Climate change is not only a global existential challenge, but it is also a once-in-a-lifetime opportunity for Canada to develop leading-edge clean technology (cleantech) solutions for the world, create high-paying jobs and boost the Canadian economy. In its 2020 Throne Speech, the federal government announced its priority to make Canada the most competitive cleantech market globally.

The world urgently needs cleantech solutions to mitigate and adapt to the impacts of climate change. Cleantech is a broad category of technologies that includes renewable energy such as wind, solar and green hydrogen. It also includes new technologies that reduce the greenhouse gas (GHG) emissions of existing fossil fuel energy sources and processes, capture and store carbon dioxide, and restore and optimize natural carbon sinks. To accelerate the development of these cleantech solutions and encourage investment in climate change mitigation and adaptation, Canadian federal and provincial governments should develop a comprehensive set of fiscal measures in the form of grants, subsidies, blended finance and tax incentives.

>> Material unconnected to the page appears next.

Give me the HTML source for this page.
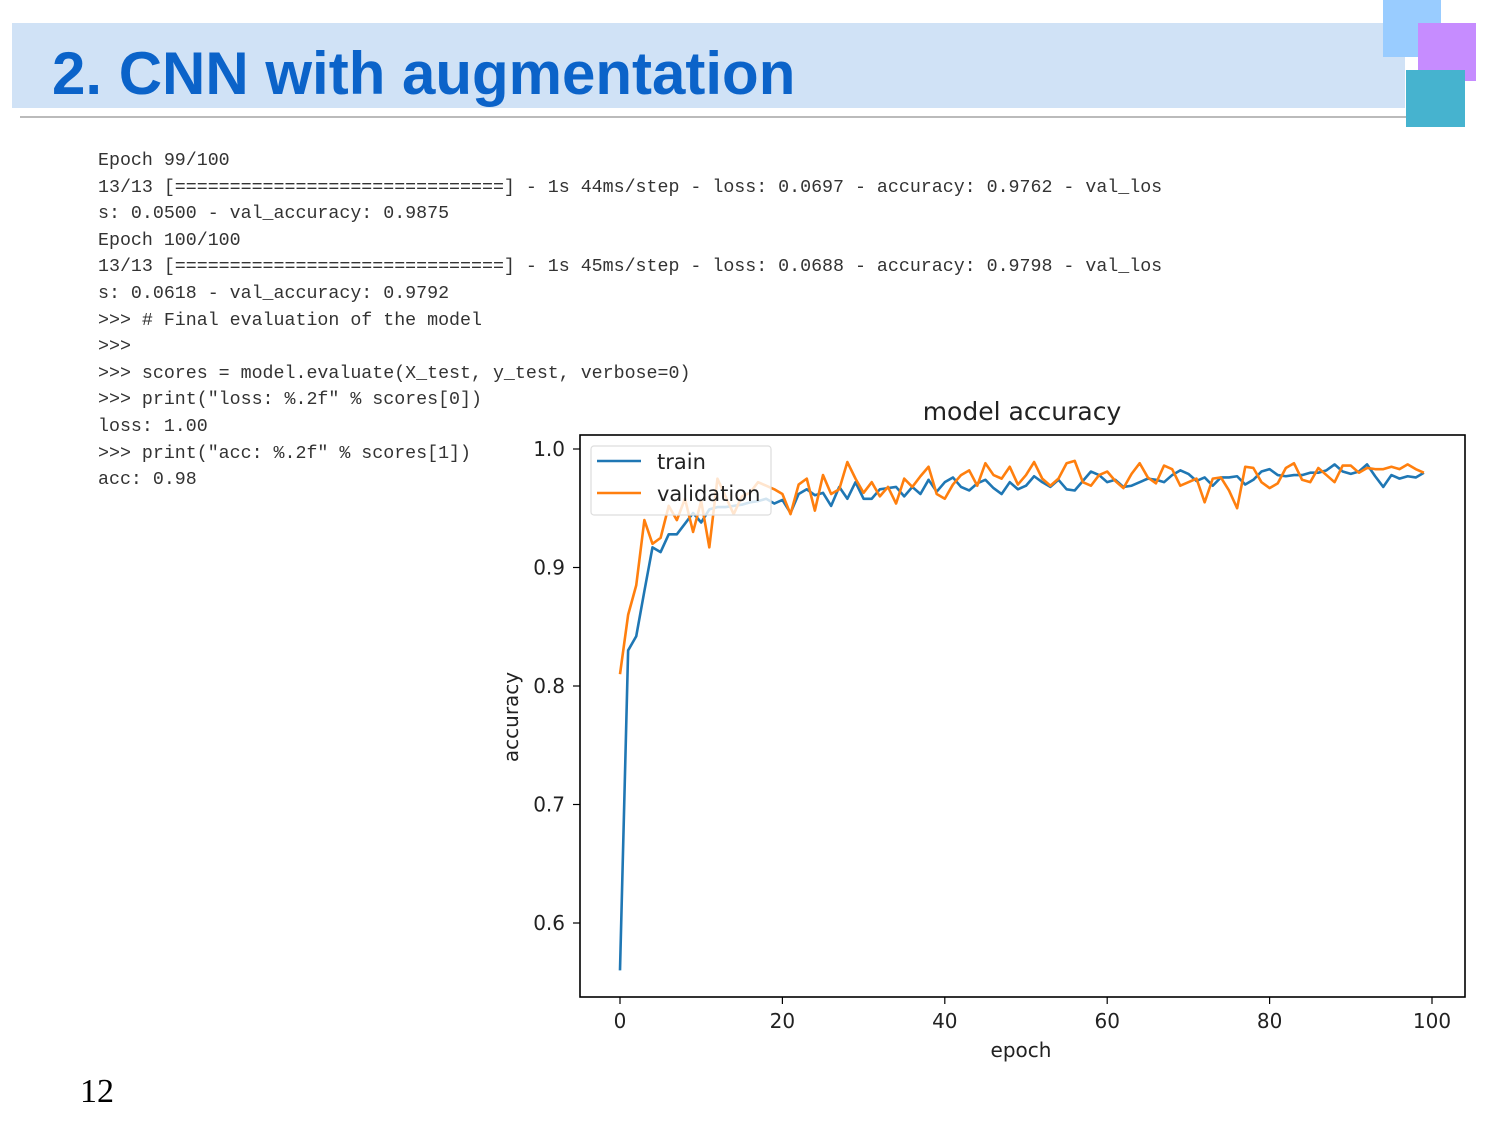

This paper focuses on implementing tax incentives to stimulate and hasten the transition to a low carbon economy while ensuring Canada's competitiveness as a cleantech titan. Historically, the opportunity to save taxes has always proven to be a powerful driver of human behavior. Properly designed and targeted, tax incentives can be a powerful tool and play a critical role in accelerating the innovations needed for a low-carbon future, essentially adapting our economy and infrastructure to a changing climate.

Tax incentives, carbon pricing and the phasing out of fossil fuel subsidies constitute a trifecta of levers that, if used together, could help Canada substantially advance our green and clean technology ambitions. We cannot achieve the outcomes we seek if we introduce carbon pricing and tax incentives while simultaneously maintaining fossil fuel subsidies.

Conventional carbon pricing theory assumes that an appropriate level of carbon pricing would defeat the purpose of tax incentives for cleantech. The thinking is that a proper level of carbon pricing ensures that the externalities of the damage inflicted by GHG emissions caused by fossil fuels will be internalized in the cost of fossil fuels. The internalization of GHG emissions' cost creates a level playing field for fossil fuels and clean energy sources such as solar, wind and green hydrogen, and – so the thinking goes – market forces will result in economic clean energy sources that will eliminate the negative impact of climate change. Although we understand this line of thought, our paper argues that combining an appropriate level of carbon pricing and market forces is insufficient to maximize Canada's chances to meet its net-zero commitment by 2050. To reach net-zero by 2050, in addition to gradually increasing carbon pricing, Canada should also phase out fossil fuel subsidies and simultaneously aggressively ramp up targeted cleantech tax incentives.